__The request__. Exactly retype the lines from the one containing "Recreate this image" through the one containing "fig = plt.figure(figsize=(W"; both ends count, pictures do not.

__Extracted material__.
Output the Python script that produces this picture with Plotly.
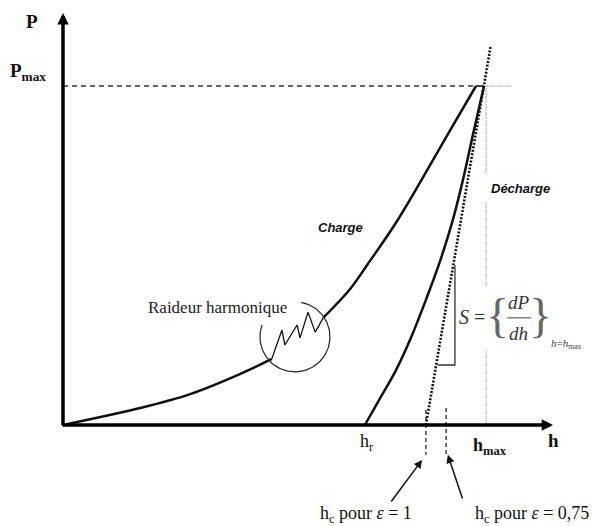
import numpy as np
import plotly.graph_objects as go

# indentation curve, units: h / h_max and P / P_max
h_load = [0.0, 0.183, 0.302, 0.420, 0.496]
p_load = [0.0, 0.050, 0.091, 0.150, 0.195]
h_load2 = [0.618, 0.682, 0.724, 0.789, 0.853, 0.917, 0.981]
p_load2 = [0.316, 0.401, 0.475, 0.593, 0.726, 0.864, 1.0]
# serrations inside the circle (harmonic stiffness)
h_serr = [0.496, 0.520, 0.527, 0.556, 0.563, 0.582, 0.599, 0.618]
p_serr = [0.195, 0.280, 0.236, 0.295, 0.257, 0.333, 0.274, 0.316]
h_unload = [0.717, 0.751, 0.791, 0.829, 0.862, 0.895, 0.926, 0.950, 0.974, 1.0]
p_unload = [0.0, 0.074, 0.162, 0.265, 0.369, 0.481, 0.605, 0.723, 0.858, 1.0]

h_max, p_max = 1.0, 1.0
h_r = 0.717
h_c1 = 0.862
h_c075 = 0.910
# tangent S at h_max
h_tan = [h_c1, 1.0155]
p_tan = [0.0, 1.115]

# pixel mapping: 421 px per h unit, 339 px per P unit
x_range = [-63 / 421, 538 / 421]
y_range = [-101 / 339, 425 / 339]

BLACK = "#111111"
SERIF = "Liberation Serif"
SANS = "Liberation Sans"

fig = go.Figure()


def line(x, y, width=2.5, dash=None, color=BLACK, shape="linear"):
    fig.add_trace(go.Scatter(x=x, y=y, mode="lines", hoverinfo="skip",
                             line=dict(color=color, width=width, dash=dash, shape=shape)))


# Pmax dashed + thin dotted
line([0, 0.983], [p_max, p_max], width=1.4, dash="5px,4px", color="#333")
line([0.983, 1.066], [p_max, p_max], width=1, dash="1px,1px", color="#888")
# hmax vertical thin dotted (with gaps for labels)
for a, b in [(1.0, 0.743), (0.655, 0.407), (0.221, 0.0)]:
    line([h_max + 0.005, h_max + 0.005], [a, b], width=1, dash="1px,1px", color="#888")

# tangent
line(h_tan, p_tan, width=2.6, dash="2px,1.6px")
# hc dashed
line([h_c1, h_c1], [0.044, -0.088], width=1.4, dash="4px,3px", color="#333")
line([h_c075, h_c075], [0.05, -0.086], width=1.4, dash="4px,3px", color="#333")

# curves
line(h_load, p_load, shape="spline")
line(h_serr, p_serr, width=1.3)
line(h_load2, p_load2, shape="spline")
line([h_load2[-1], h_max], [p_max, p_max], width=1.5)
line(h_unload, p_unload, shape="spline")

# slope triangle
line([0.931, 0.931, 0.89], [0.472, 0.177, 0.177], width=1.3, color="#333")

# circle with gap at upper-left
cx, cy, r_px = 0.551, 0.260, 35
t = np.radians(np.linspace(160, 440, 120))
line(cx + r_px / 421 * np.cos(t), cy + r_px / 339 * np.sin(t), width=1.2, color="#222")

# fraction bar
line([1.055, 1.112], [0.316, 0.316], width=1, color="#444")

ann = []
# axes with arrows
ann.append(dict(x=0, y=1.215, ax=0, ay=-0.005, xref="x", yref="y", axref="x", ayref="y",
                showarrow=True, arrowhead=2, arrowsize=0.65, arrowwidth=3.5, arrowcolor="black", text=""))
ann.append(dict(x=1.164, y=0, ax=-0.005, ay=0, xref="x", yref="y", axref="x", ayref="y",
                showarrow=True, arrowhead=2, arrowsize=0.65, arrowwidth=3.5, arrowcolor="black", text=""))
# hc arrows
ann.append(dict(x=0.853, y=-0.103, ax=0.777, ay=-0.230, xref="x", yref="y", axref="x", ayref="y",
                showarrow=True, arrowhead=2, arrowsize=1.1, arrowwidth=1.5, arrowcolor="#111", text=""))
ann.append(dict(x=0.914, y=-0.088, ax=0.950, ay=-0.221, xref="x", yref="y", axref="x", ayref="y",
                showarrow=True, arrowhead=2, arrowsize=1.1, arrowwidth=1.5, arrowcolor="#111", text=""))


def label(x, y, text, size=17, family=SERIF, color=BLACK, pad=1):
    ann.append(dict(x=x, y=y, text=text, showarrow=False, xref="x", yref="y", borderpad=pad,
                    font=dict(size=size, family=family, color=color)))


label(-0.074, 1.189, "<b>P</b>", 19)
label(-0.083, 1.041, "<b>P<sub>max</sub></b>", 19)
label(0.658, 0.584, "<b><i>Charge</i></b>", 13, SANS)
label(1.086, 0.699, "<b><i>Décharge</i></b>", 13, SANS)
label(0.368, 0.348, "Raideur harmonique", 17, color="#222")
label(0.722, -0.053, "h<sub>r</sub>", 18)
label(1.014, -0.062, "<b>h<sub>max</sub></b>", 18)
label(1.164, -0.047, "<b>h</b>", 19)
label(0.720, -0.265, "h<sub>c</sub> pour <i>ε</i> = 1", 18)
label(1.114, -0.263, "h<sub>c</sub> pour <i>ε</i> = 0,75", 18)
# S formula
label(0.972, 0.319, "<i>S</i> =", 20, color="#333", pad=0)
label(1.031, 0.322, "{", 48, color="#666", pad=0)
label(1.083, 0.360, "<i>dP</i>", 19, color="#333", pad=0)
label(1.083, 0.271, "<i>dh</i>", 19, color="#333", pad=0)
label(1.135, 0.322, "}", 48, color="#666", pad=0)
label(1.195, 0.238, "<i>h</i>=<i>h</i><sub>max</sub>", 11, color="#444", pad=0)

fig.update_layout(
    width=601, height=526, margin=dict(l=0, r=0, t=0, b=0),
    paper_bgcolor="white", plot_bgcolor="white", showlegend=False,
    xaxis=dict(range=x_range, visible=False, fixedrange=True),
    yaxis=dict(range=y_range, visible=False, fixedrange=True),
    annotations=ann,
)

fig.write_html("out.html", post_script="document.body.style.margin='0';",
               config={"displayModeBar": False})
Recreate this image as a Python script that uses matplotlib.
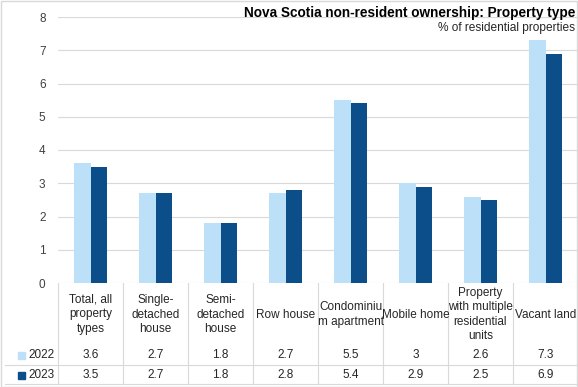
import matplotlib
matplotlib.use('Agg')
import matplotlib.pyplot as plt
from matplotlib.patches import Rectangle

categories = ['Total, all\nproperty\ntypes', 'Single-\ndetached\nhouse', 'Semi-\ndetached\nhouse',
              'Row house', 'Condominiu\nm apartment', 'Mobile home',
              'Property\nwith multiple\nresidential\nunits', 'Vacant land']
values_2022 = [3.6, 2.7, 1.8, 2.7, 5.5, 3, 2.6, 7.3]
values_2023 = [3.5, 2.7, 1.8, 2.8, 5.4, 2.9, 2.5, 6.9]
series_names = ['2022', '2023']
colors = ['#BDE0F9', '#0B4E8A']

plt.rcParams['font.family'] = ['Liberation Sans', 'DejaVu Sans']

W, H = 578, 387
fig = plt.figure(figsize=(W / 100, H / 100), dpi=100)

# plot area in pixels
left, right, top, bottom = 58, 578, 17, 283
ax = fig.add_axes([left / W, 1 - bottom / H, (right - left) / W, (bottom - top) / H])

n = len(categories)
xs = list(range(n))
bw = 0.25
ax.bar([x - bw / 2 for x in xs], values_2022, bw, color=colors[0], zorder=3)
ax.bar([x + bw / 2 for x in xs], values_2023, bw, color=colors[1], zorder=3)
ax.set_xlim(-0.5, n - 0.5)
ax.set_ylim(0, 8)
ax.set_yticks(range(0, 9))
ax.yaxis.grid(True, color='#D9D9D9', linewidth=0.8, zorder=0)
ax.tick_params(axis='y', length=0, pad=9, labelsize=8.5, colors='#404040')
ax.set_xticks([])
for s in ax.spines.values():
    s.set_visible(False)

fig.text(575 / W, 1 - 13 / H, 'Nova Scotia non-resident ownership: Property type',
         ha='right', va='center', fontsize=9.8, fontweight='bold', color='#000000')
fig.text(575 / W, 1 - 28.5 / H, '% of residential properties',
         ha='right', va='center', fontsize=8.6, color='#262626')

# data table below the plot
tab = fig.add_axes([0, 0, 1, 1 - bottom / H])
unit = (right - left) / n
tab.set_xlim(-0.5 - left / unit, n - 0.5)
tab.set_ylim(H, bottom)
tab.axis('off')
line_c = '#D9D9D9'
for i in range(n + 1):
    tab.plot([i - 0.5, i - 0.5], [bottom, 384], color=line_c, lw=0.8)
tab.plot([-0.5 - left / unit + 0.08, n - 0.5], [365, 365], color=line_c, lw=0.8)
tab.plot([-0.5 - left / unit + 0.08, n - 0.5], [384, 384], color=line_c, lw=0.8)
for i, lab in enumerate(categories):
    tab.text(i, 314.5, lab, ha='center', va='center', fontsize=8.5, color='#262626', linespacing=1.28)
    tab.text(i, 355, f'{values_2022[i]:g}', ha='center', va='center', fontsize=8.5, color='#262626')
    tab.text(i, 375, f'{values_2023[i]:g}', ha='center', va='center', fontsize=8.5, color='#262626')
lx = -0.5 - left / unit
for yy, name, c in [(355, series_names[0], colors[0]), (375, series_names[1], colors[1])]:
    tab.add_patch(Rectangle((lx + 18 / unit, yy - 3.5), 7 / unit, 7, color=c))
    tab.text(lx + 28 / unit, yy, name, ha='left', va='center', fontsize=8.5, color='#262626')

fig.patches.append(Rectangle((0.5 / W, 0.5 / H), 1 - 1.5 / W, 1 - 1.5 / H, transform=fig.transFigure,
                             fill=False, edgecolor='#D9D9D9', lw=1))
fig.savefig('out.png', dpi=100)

__Solution for this task__.
Recreate this image as a Python script that uses matplotlib.
import matplotlib
matplotlib.use('Agg')
import matplotlib.pyplot as plt
from matplotlib.patches import Rectangle

categories = ['Total, all\nproperty\ntypes', 'Single-\ndetached\nhouse', 'Semi-\ndetached\nhouse',
              'Row house', 'Condominiu\nm apartment', 'Mobile home',
              'Property\nwith multiple\nresidential\nunits', 'Vacant land']
values_2022 = [3.6, 2.7, 1.8, 2.7, 5.5, 3, 2.6, 7.3]
values_2023 = [3.5, 2.7, 1.8, 2.8, 5.4, 2.9, 2.5, 6.9]
series_names = ['2022', '2023']
colors = ['#BDE0F9', '#0B4E8A']

plt.rcParams['font.family'] = ['Liberation Sans', 'DejaVu Sans']

W, H = 578, 387
fig = plt.figure(figsize=(W / 100, H / 100), dpi=100)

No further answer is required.